Former national security advisor Jake Sullivan devoted much of his campus lecture on Nov. 4 to defending the Biden administration’s foreign policy record, including his roles during the wars in Gaza and Ukraine.
Sullivan said he has a “deep conviction” that he approached his job with a “good heart,” his “best advice” and by presenting the president with all his options. But he said he still lies awake at night thinking about his role — asking himself “should I have done this, should I have done that?”
Sullivan, who helped negotiate a short-lived ceasefire in Gaza earlier this year, said he is heartbroken over the suffering of innocent civilians in the war.
“I’m human, and I see those images [of destruction in Gaza] and they break my heart,” Sullivan said.
He argued that the Biden administration left the Middle East in a “dramatically different position” with a ceasefire on the table and a “written pathway” to end the conflict.
“Then there were six more months of war,” Sullivan said. “For me, the real question is, why was it necessary for there to be six more months of war before we got to October ’25 and we got this done? I don't have a good answer to that, but I find it interesting that people skip over all of that to say, ‘Well, Trump got it in October, so why didn't you get it last done October?’”
Sullivan said “diplomacy is about timing” and that the Trump administration “deserves credit” for the current ceasefire but that “it’s important for people to understand the full history and context of how things unfolded at the end of 2024 into the beginning of 2025.”
The event — titled “U.S. Foreign Policy in the Biden Years and Where We Stand Now” — served as the inaugural program of the Davidson Institute of Global Security, which was established earlier this summer, according to government professor Daryl Press.

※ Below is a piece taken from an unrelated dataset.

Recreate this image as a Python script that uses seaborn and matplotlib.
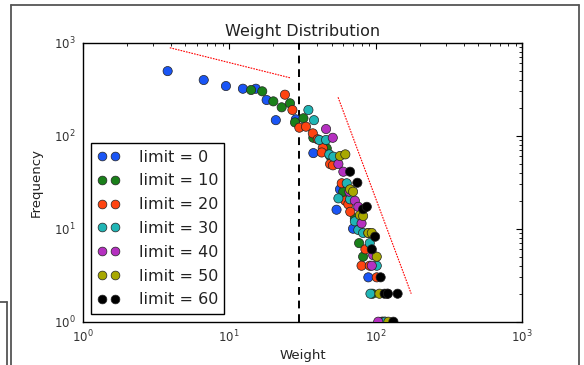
import numpy as np
import pandas as pd
import matplotlib
matplotlib.use("Agg")
import matplotlib.pyplot as plt
from matplotlib.lines import Line2D
import seaborn as sns

# ---------------- data ----------------
limits = [0, 10, 20, 30, 40, 50, 60]
labels = ["limit = %d" % l for l in limits]
colors = ["#1a55f5", "#1a801a", "#ff4411", "#20b5b5", "#b530c0", "#a8a800", "#000000"]

w0 = [3.8, 6.7, 9.5, 12.4, 15.2, 18.0, 20.8, 28.5, 37.5, 54, 57, 70, 89, 110]
f0 = [495, 397, 342, 320, 320, 242, 147, 150, 65, 16, 26.5, 10, 3, 1]

w10 = [14.1, 16.8, 20.0, 22.8, 26.0, 28.1, 32.1, 37.5, 46.3, 48.8, 60, 72, 77, 82, 95, 112]
f10 = [310, 300, 234, 202, 223, 139, 154, 95, 73, 60.5, 25, 12.9, 7.0, 5.0, 2, 1]

w20 = [24.0, 27.0, 30.1, 33.4, 37.2, 40.2, 43.5, 42.8, 48.8, 51, 58.6, 62, 65, 67, 74, 80, 85, 91, 101.6, 120, 115]
f20 = [276, 189, 122, 125, 106, 91.5, 74, 66, 49.6, 48, 30.8, 20, 18.3, 15.2, 12, 4, 6, 4, 3, 2, 1]

w30 = [34.7, 37.9, 41.2, 45.8, 48.2, 51.4, 55.6, 63.4, 66.8, 72, 76, 82, 91, 101.6, 92, 116]
f30 = [189, 147, 90, 90, 63, 59.5, 21.2, 30.8, 20.7, 12, 9.7, 9, 7, 4, 2, 1]

w40 = [45.8, 50.9, 55.6, 60.1, 66, 72, 76, 80, 89, 94, 96, 104]
f40 = [118, 95, 49.6, 41, 25, 20, 17.2, 11.4, 9, 4, 5.2, 1]

w50 = [57, 62, 66.8, 70, 78, 82, 89, 94, 101.6, 106, 122]
f50 = [60.5, 63, 26.5, 25, 14, 13.7, 9, 9, 5, 2, 1]

w60 = [66.8, 74.9, 82, 86.9, 94, 99, 108, 115, 121, 141, 132]
f60 = [41, 31.2, 16.2, 17.2, 6, 8.2, 3, 2, 2, 2, 1]

weights = [w0, w10, w20, w30, w40, w50, w60]
freqs = [f0, f10, f20, f30, f40, f50, f60]

cut_x = 30
guide1_x = [3.93, 26.4]
guide1_y = [883, 417]
guide2_x = [55.3, 174.6]
guide2_y = [259, 2.0]

# ---------------- figure ----------------
sns.set_style("white")
plt.rcParams["font.family"] = ["DejaVu Sans"]
plt.rcParams.update({
    "xtick.direction": "in", "ytick.direction": "in",
    "xtick.top": True, "ytick.right": True,
    "xtick.major.size": 4, "ytick.major.size": 4,
    "xtick.minor.size": 2, "ytick.minor.size": 2,
    "xtick.minor.visible": True, "ytick.minor.visible": True,
    "axes.edgecolor": "black", "axes.linewidth": 1.0,
    "xtick.color": "black", "ytick.color": "black",
    "text.color": "#222222", "axes.labelcolor": "#222222",
})

fig = plt.figure(figsize=(5.84, 3.65), dpi=100)
ax = fig.add_axes([0.1416, 0.1186, 0.7527, 0.7644])

rows = []
for lab, ws, fs in zip(labels, weights, freqs):
    for w, f in zip(ws, fs):
        rows.append((lab, w, f))
df = pd.DataFrame(rows, columns=["series", "Weight", "Frequency"])

sns.scatterplot(data=df, x="Weight", y="Frequency", hue="series",
                hue_order=labels, palette=colors, s=44,
                edgecolor="#222222", linewidth=0.5, legend=False, ax=ax, zorder=3)

ax.axvline(cut_x, color="black", linestyle=(0, (4, 3)), linewidth=1.4, zorder=2)
ax.plot(guide1_x, guide1_y, color="red", linestyle=(0, (1.5, 1)), linewidth=0.8)
ax.plot(guide2_x, guide2_y, color="red", linestyle=(0, (1.5, 1)), linewidth=0.8)

ax.set_xscale("log")
ax.set_yscale("log")
ax.set_xlim(1, 1000)
ax.set_ylim(1, 1000)
ax.set_title("Weight Distribution", fontsize=11.5, pad=5)
ax.set_xlabel("Weight", fontsize=9.5, labelpad=3)
ax.set_ylabel("Frequency", fontsize=9.5, labelpad=8)
ax.tick_params(axis="both", which="major", labelsize=8.5, pad=5, colors="black",
               labelcolor="#333333")

handles = [Line2D([0], [0], marker="o", linestyle="none", markerfacecolor=c,
                  markeredgecolor="#222222", markeredgewidth=0.5, markersize=6.3)
           for c in colors]
leg = ax.legend(handles, labels, loc="lower left", numpoints=2, fontsize=11.5,
                frameon=True, fancybox=False, edgecolor="black", framealpha=1,
                borderaxespad=0.5, handlelength=1.4, handletextpad=1.2,
                labelspacing=0.55, borderpad=0.4)
leg.get_frame().set_linewidth(1.0)

# screenshot frame lines
fc = "#555555"
def fline(xs, ys):
    fig.add_artist(Line2D([x / 584 for x in xs], [1 - y / 365 for y in ys],
                          transform=fig.transFigure, color=fc, linewidth=1.3))
fline([11, 11], [5, 365])
fline([11, 579], [5, 5])
fline([579, 579], [5, 365])
fline([0, 7], [302, 302])
fline([7, 7], [302, 365])

fig.savefig("out.png", dpi=100)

Approximately 200 people attended the event in person, with an additional 150 watching online, according to Dickey Center events program manager Judith van Rhijn Jackson.
Sullivan has spent time at Dartmouth before. In 2019, as a visiting professor, he taught a seminar in the government department entitled “The Future of the International Order.” The course’s hypothesis, Sullivan said during the talk, was that the world was entering a period of “transition, turbulence and challenge.”
“I didn’t really realize that I would go sit in the middle of that world a few months later as national security advisor,” Sullivan added.
Sullivan also discussed the Biden administration’s response to the Russia-Ukraine war. He said that President Biden’s two priorities were to “make sure that Ukraine does not fall” and to “take every reasonable measure to avoid World War III.”
“Thus far, we have achieved those two things,” Sullivan said. “And I hope that in the end, the Trump administration continues to take steps to protect Ukraine.”
Sullivan concluded by discussing how foreign policy — and the United States’s competition with China — affects the American middle class.
“China has designed a strategy … to basically dominate industries in the future,” Sullivan said. “I do not think that is in the interest of the American middle class, and [I’m thinking] of a coherent strategy to push back against that.”
Sullivan said the United States has to use the “tools of public investment” to build “the technologies of the future.”
“Semiconductors, batteries, clean energy [and] critical mineral supply chains,” Sullivan said. “I think the Trump administration has taken some important steps to try to push that forward, but even that is not enough.”
One audience member asked Sullivan how he takes care of himself despite the pressures of his job.
“Rom coms,” Sullivan said. “I would watch Hallmark movies, like a whole Christmas series.”
Government major Conner Sullivan ’28, no relation, said that Sullivan was “incredibly insightful.”
“He balanced between the textbook view of international politics while also talking about communication networks and the experience of being a person,” he said.
Sullivan added he appreciated the “degree of vulnerability” in Sullivan’s answer about Gaza.
“He’s both a person and an entity in the government, so he needs to make hard decisions, but the fact that he’s still human means that he has feelings about all this,” he said. “And at the same time, he was very stern about his own beliefs.”
Sophia Kohmann ’28, a prospective Government major, said it was “really cool to hear [Sullivan’s] real thoughts.”
“I think he did a really great job of peeling back the curtain on some of the decisions,” Kohmann said. “It was really cool that he opened the door on behind-the-scenes thoughts and processes.”